It has been said that God can bring good even out of conflict. That is, in the end, that providence always wins. In the New Testament, the apostles Paul and Barnabas experienced such a “sharp disagreement that they parted company” in their missionary journeys as recorded in the book of Acts. The issue was the behavior of a younger disciple, Mark who had failed to follow through on a previous journey.

The end result though was that two mission teams reached even more Roman cities with the gospel they both shared.

Likewise, when Galveston’s venerable Reedy Chapel, A.M.E. was split down the middle over a minister, it gave birth to a new fellowship.

That daughter church will turn 153 this Sunday (see box) and like the ancient split, more islanders have benefited from the work of both churches than either alone could have provided. The daughter church that is celebrating is St. Paul United Methodist Church, 1425 Broadway Avenue.

The new church originally set up shop at the corner of 8th Street and Avenue H, but the 1900 storm erased that property from the map.

Now, if there were a half-century club here at St. Paul, Liz Francois would be a member of it.

“Sixty years ago, we were a new family to Galveston,” Francois said. “As we were settling in, Mom wanted to be part of a new church. Coincidentally, there was this new church less than two blocks away. Memories that are everlasting include the times when St. Paul had a large congregation, how the older members cared for the church and how they taught by example.”

In spite of the fact that it has been six decades since she first set foot in this historic space, this sanctuary still blesses her each Sunday.

“I am so thankful to God, knowing how awesome He is,” she added. “St. Paul has inspired me to strengthen my faith, to be thankful unto Him and to bless His name. We, throughout the years, have been blessed to have been led by powerful, spiritual leaders. Our current pastor, the Reverend Clarence White III, has surprised us with his dynamic messages. When he shares what God has given to him, something wonderful happens. The presence of the Holy Spirit is so overwhelming to me that it brings us tears of joy. I look forward to sharing the good word of Jesus with those who do not know the Lord. Reverend White encourages his congregation to be actively involved in the community.”

Ann Vogel has also been at St. Paul for decades. She picked up on the emphasis of her pastor, Rev. White for Galveston.

“He shows his heart for the church and for the island by encouraging his congregants to get out of their comfort zones and get involved in the community,” Vogel said. “He thrives on reaching out. In December 2018, Reverend White had an opportunity to speak at the local Saturday gathering hosted by the St. Vincent Student Clinic. Now, at least, once a month he is a visitor there for anyone who needs special assistance and prayer. He willingly provides a helping hand and spiritual guidance.”

In the changing culture and demographic of the island, most churches here have adopted modest goals for the future.
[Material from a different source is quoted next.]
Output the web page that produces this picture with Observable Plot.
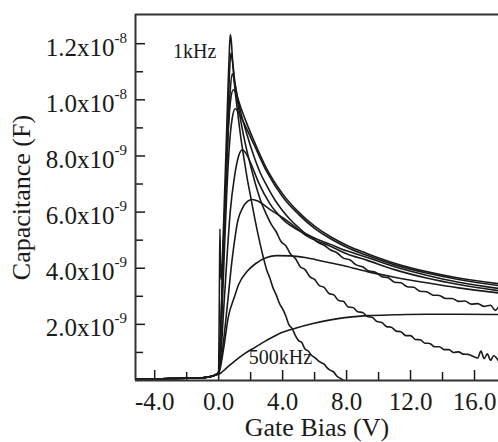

“The most immediate goal of our church is to survive,” White said. “It takes more than a little effort to survive for 153 years. The traditions and practices that helped us get to this point are not as applicable in today’s environment. So, we are faced with the same challenges that most historical communities are contending with: How to stay relevant while honoring the traditions of those that paved the way.”

One recent emphasis has been on the arts as an expression of faith, White said.

“Two years ago, our congregation commissioned the Elder Willis Williams Fine Arts Academy to advance our belief in the arts. We believe that real ministry has to occur wherever the people are gathered on a daily basis. We are intentional about providing opportunities for the young and the young at heart to express their love of Jesus Christ through various forms of art. We believe that the story of Jesus Christ can resonate greater with the young when music, dance, acting and other engaging forms of art are involved.”

The original pattern of multiplication has also continued over time. St. Paul, a product of Reedy Chapel, in turn gave birth to another island congregation, Wesley Tabernacle United Methodist Church.